Hanging on the Shoreline of Omena, Tamarack Gallery Houses Fine, Quirky Art and the Shrine of a Sacred Dog.
The shrine of the sacred dog gives an idea how long Tamarack Gallery has stood on the edge of Omena Bay. It’s a year short of four decades, the gallery opening doors in 1976. Go up to the second floor and pay respects to the beloved dog of David Viskochil, Eugene. Akin to the ofrenda to Marie Leveau in the New Orleans voodoo store that bears her name, the shrine to Dave’s dog, Eugene, has been honored with gifts on money, wine and prayers. Locals returning with the sun to Leelanau Peninsula have taken to paying visits before opening up their cottages for the season. Plenty of fine furnishings await to go along to those cottages, from wooden bowls turned from cherry wood by David Lory to the dresser drawer assemblages of Matt Voight.
Oddly enough, in the furnace room across the hall, the two walls are given to the paintings of Reb Roberts of Sanctuary Folk Art, all around the theme of chickens. Chickens make great pets, too? One is left to ponder that selection in a quizzical silence. There’s no chestnut to describe how Tamarack Gallery selects art and artists. However, even the fine art has a high quirk factor.
Jesse Hickman captures quirk in a quintessential way. Most know Hickman from his series of Great Lakes watershed saints, once on exhibit at Michigan Artist Gallery. Driving into Traverse City, I was shocked by real estate signs on the windows of the familiar mustard and eggplant painted farmhouse in Suttons Bay. However, Traverse City seems to have lured the gallery into its successful Front Street arts district. Apparently, Michigan Artist Gallery had followed the lead of Suttons Bay original, Brilliant Books, now close to the City Opera House on Front.
Hickman as sculptor of Laurentian saints had one representative work, Accipere Dives Du Pauperibus, who reminded of Robin Hood if Robin Hood had laissez les bons temps rouler in Montreal. Tamarack Gallery gave him August to show a side unknown to some, Hickman as a creator of whimsical sculptures out of notion and found materials. Given plenty of gallery space to play, we discover the minimalist behind the mask of folklorist. However, he rarely lost the theme of freighters and skiffs.
Paired with Hickman, a collection of Stephen Duren paintings suffered from their framing, making it difficult to tune into the landscapes, unidentifiable as the forests and fields of Leelanau Peninsula. Suffering from smaller size, the landscapes hung salon style hit a faint note of pandering, selling to make the gallery’s monthly nut, not given the breathing room granted to Hickman. It came as a surprise that Duren had equal billing with Hickman. Tamarack Gallery has never pandered. It was necessary to consult Duren’s web site to engage what he had lent to the show.
“My American influences include Albert P. Ryder, Milton Avery, George Inness and the mystical, tonal California paintings of Gottardo Piazzoni, and his grandson, Russell Chatham. I am also especially drawn to the California light, compositions and searching, palimpsest painting surfaces of Richard Diebenkorn”.

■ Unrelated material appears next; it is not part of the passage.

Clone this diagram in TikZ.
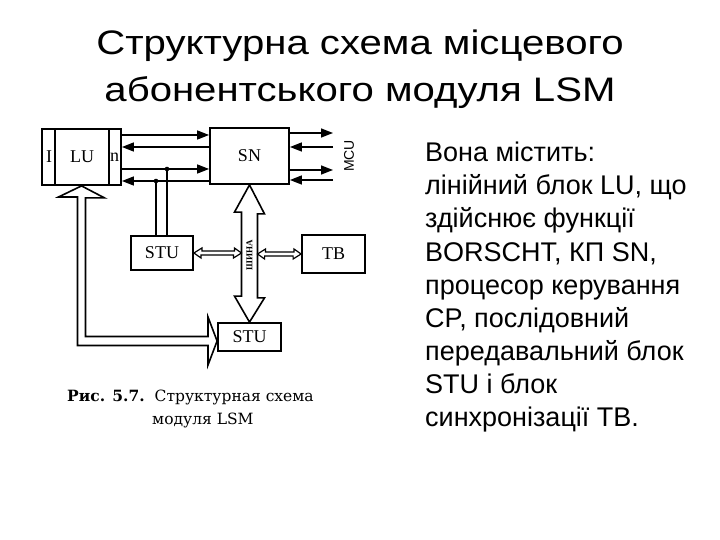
\documentclass[tikz,border=0pt]{standalone}
\usepackage{graphicx}
\usepackage{fontspec}
\setmainfont{Liberation Serif}
\newfontfamily\arial{Liberation Sans}
\newfontfamily\capfont{DejaVu Serif}
\usetikzlibrary{arrows.meta,calc}
\begin{document}
\begin{tikzpicture}[x=1pt,y=-1pt,
  blk/.style={draw,line width=1.8pt,inner sep=0pt,fill=white},
  lbl/.style={inner sep=0pt,font=\fontsize{18}{18}\selectfont},
  sig/.style={line width=1.4pt},
  tipr/.style={-{Triangle[length=12pt,width=9pt]}},
  hollow/.style={draw,line width=1.6pt,fill=white,line join=miter},
  hollowthin/.style={draw,line width=1.2pt,fill=white},
  titletxt/.style={inner sep=0pt,anchor=base,font=\arial\fontsize{34}{34}\selectfont},
  bodytxt/.style={inner sep=0pt,anchor=base west,font=\arial\fontsize{27}{27}\selectfont},
  captxt/.style={inner sep=0pt,anchor=base west,font=\capfont\fontsize{15.5}{15.5}\selectfont}]
\useasboundingbox (0,0) rectangle (720,540);
% title
\node[titletxt] (t1) at (360,55) {\scalebox{1.18}[1]{Структурна схема місцевого}};
\node[titletxt] (t2) at (360,102) {\scalebox{1.18}[1]{абонентського модуля LSM}};
% right text
\node[bodytxt] (b1) at (425,162) {Вона містить:};
\node[bodytxt] (b2) at (425,195) {лінійний блок LU, що};
\node[bodytxt] (b3) at (425,228) {здійснює функції};
\node[bodytxt] (b4) at (425,261) {BORSCHT, КП SN,};
\node[bodytxt] (b5) at (425,294) {процесор керування};
\node[bodytxt] (b6) at (425,327) {CP, послідовний};
\node[bodytxt] (b7) at (425,360) {передавальний блок};
\node[bodytxt] (b8) at (425,393) {STU і блок};
\node[bodytxt] (b9) at (425,426) {синхронізації TB.};
% blocks
\node[blk,minimum width=79pt,minimum height=56pt] (LU) at (81.5,157) {};
\draw[line width=1.8pt] ($(LU.north west)+(14,0)$) -- ($(LU.south west)+(14,0)$);
\draw[line width=1.8pt] ($(LU.north east)+(-13,0)$) -- ($(LU.south east)+(-13,0)$);
\node[lbl] (LUi) at (49,157) {I};
\node[lbl] (LUt) at (82,157) {LU};
\node[lbl] (LUn) at (114.5,157) {n};
\node[blk,lbl,minimum width=79pt,minimum height=56pt] (SN) at (249.5,156) {SN};
\node[blk,lbl,minimum width=62pt,minimum height=34pt] (STU1) at (162,253) {STU};
\node[blk,lbl,minimum width=63pt,minimum height=38pt] (TB) at (333.5,254) {TB};
\node[blk,lbl,minimum width=63pt,minimum height=28pt] (STU2) at (249.5,337) {STU};
% level coordinates
\coordinate (y1) at (0,135);
\coordinate (y2) at (0,147);
\coordinate (y3) at (0,169);
\coordinate (y4) at (0,181);
\coordinate (r1) at (0,133);
\coordinate (r2) at (0,147);
\coordinate (r3) at (0,170);
\coordinate (r4) at (0,180);
\coordinate (mc) at (333,0);
% LU <-> SN
\draw[sig,tipr] (LU.east |- y1) -- (SN.west |- y1);
\draw[sig,tipr] (SN.west |- y2) -- (LU.east |- y2);
\draw[sig,tipr] (LU.east |- y3) -- (SN.west |- y3);
\draw[sig,tipr] (SN.west |- y4) -- (LU.east |- y4);
% SN <-> MCU
\draw[sig,tipr] (SN.east |- r1) -- (mc |- r1);
\draw[sig,tipr] (mc |- r2) -- (SN.east |- r2);
\draw[sig,tipr] (SN.east |- r3) -- (mc |- r3);
\draw[sig,tipr] (mc |- r4) -- (SN.east |- r4);
\node[rotate=90,inner sep=0pt,font=\arial\fontsize{14}{14}\selectfont] (MCU) at (349,156) {MCU};
% taps to STU
\coordinate (d1) at (167,169);
\coordinate (d2) at (156,181);
\fill (d1) circle (2.3pt);
\fill (d2) circle (2.3pt);
\draw[sig] (d1) -- (d1 |- STU1.north);
\draw[sig] (d2) -- (d2 |- STU1.north);
% bus (big vertical double arrow)
\draw[hollow] (SN.south) -- ++(15,29) -- ++(-7,0) -- ++(0,84) -- ++(7,0) -- (STU2.north)
  -- ++(-15,-26) -- ++(7,0) -- ++(0,-84) -- ++(-7,0) -- cycle;
\node[rotate=90,inner sep=0pt,font=\fontsize{9}{9}\selectfont\bfseries] (bus) at (249.5,255) {ШИНА};
\coordinate (busL) at (241.5,253);
\coordinate (busR) at (257.5,254);
% small double arrows
\draw[hollowthin] (STU1.east) -- ++(8,-5) -- ++(0,3) -- ++(32.5,0) -- ++(0,-3) -- (busL)
  -- ++(-8,5) -- ++(0,-3) -- ++(-32.5,0) -- ++(0,3) -- cycle;
\draw[hollowthin] (busR) -- ++(8,-5) -- ++(0,3) -- ++(28.5,0) -- ++(0,-3) -- (TB.west)
  -- ++(-8,5) -- ++(0,-3) -- ++(-28.5,0) -- ++(0,3) -- cycle;
% L-shaped arrow LU <- STU
\coordinate (Ltip) at ($(STU2.west)+(0,4)$);
\draw[hollow] (LU.south) -- ++(23,12) -- ++(-19,0) -- (85.5,336.5) -- (208,336.5) -- (208,317)
  -- (Ltip) -- (208,365) -- (208,345.5) -- (77.5,345.5) -- (77.5,197) -- (58.5,197) -- cycle;
% caption
\node[captxt] (c1) at (67,401) {\textbf{Рис. 5.7.}\hspace{10pt}Структурная схема};
\node[captxt] (c2) at (152,424) {модуля LSM};
\end{tikzpicture}
\end{document}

I have need to take a second look to pick up these influences. However, August moves towards Labor Day and Duren’s show calls for a reboot.
The gallery could charge admission to see the extensive holdings of Lew Cowgill, who draws small portraits on fields of handwritten words. Half comic and half in the style of currency, Cowgill often drops his portraits into bottles suitable for cordials. How the works on paper arrive in the bottle without a hint of a fold or curve is part of his artistry. Elizabeth DeLyria delivered shock, rather a shock to the Great Lakes poor rather than a shock to the bourgeoisie. Mimicking the patterns of drift wood and sand, her exquisite ceramic environments for skipping stones and Lake Michigan found objects alerted to a continuing trend. The inland seas have become desirable and protected. Gathering drift wood on a national seashore has become prohibited. Compared to the Hamptons, the bays of Leelanau and Grand Traverse counties might soon be inaccessible to all but the wealthy. Skipping Stones are rendered symbolic and inadvertently monetized.
Hopeful brides to be and brides on the way to reception halls have brought an excitement this August Saturday to Front Street, the funky riverside street of Traverse City. Mary Hatch of Kalamazoo makes required viewing for brides and all who love them. Jack Vettriano works the beaches and outdoor social scene too. Yet, despite his polish and experience and sheer bankability, Vettriano can never achieve the sheer psychological window opened by Hatch’s three or four works on display. I have no idea why Bouquet Day or Shadow find their wall behind the front counter.
In a final note, where are all the tom duismtra items I had expected to see? The Corner Crew has to be dispatched to Omena before Labor Day.